The average UNow student is a working 38-year-old with a family who’s trying to earn an undergraduate degree. The self-paced, technology-enabled online platform is designed for competency-based learning and provides real-time feedback to both students and their instructors — sidestepping the “lack of human interaction” factor cited by many students as a reason for giving up on MOOCs. The formula appears to be working: since launching just over a year ago, UNow’s persistence rate among students is nearly 94%.
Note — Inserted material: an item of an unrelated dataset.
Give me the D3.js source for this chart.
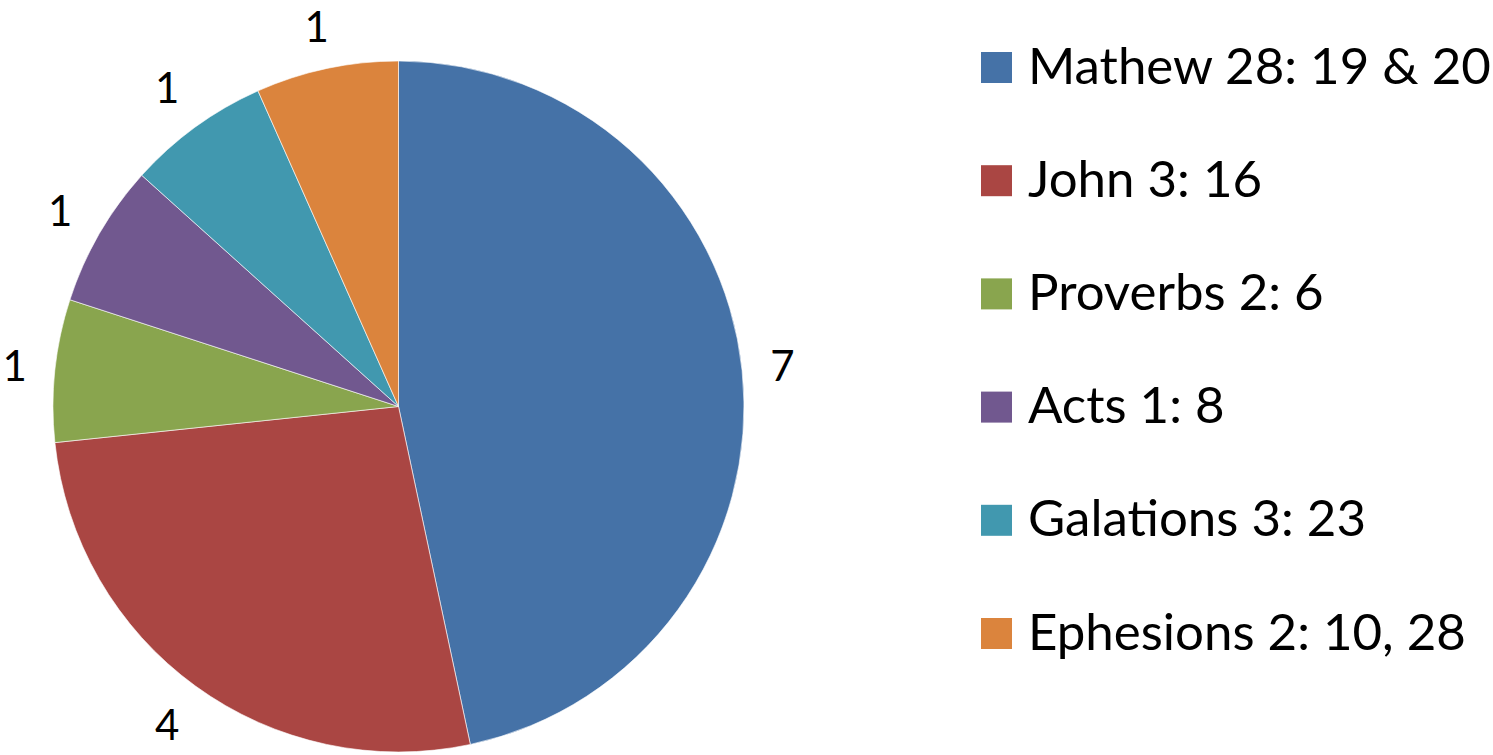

UNow’s model is poised to impact the business world, as well. Wade says he constantly hears Fortune 500 companies complain that they face of shortage of talent in filling management positions. “These companies need to get the folks off the frontline and into management, and that takes, at a minimum, a college degree,” says Wade. So UNow is working with companies such as AT&T and FedEx to make its schools available to employees through the companies’ tuition assistance programs. With more than 1,000 students currently enrolled and the waiting list growing, Wade expects UNow’s student ranks to double every few months.
While online education is in its relative infancy, it’s clear that the most exciting and impactful innovations are yet to come. For Fisher, enrolling at Patten is the first step toward her goal of becoming a lawyer by 2020, and she plans to get her law degree online as well, at Concord University.
“Online education is going to be very big,” she said. “There’s no reason that it can’t be.”